**Exercise:** Print the listing from its top line through the line containing "ec='#333333', lw=2), zorder=3)", nothing more, and leave out the pictures.

**Data provided:**
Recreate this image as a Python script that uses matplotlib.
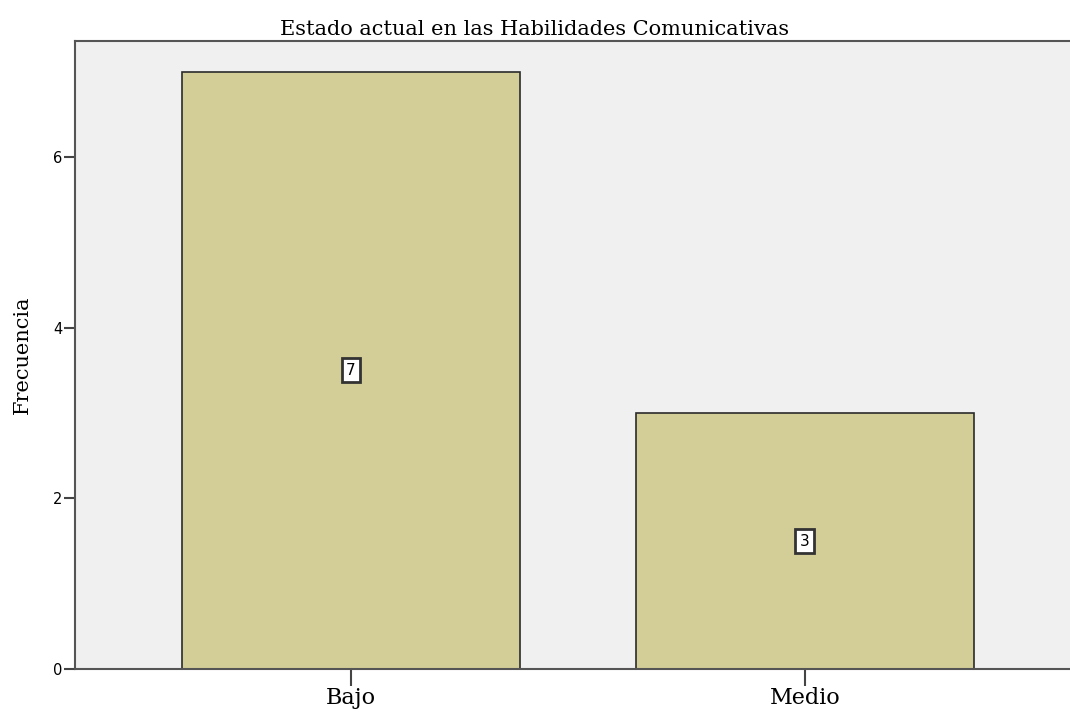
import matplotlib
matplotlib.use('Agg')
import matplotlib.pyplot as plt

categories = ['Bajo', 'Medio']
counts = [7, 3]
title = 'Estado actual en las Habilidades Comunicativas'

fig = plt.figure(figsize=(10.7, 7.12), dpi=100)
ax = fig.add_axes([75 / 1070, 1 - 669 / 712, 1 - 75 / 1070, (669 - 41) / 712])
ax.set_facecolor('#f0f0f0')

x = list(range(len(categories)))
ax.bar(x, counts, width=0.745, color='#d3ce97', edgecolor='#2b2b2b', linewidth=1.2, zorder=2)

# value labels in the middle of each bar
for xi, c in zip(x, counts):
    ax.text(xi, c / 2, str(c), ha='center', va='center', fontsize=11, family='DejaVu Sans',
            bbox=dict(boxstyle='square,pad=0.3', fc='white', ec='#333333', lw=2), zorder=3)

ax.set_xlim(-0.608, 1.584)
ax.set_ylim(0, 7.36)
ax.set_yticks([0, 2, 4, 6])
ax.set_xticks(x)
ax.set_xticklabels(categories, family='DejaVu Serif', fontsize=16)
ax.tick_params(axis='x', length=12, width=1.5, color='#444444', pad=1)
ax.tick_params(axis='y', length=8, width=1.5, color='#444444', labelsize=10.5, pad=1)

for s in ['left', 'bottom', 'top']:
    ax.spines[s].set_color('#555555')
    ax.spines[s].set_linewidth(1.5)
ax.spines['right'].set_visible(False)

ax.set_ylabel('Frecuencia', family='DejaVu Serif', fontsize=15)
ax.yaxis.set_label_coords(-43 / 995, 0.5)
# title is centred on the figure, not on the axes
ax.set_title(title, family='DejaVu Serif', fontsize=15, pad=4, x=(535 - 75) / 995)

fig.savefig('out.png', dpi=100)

**Exercise output:**
Recreate this image as a Python script that uses matplotlib.
import matplotlib
matplotlib.use('Agg')
import matplotlib.pyplot as plt

categories = ['Bajo', 'Medio']
counts = [7, 3]
title = 'Estado actual en las Habilidades Comunicativas'

fig = plt.figure(figsize=(10.7, 7.12), dpi=100)
ax = fig.add_axes([75 / 1070, 1 - 669 / 712, 1 - 75 / 1070, (669 - 41) / 712])
ax.set_facecolor('#f0f0f0')

x = list(range(len(categories)))
ax.bar(x, counts, width=0.745, color='#d3ce97', edgecolor='#2b2b2b', linewidth=1.2, zorder=2)

# value labels in the middle of each bar
for xi, c in zip(x, counts):
    ax.text(xi, c / 2, str(c), ha='center', va='center', fontsize=11, family='DejaVu Sans',
            bbox=dict(boxstyle='square,pad=0.3', fc='white', ec='#333333', lw=2), zorder=3)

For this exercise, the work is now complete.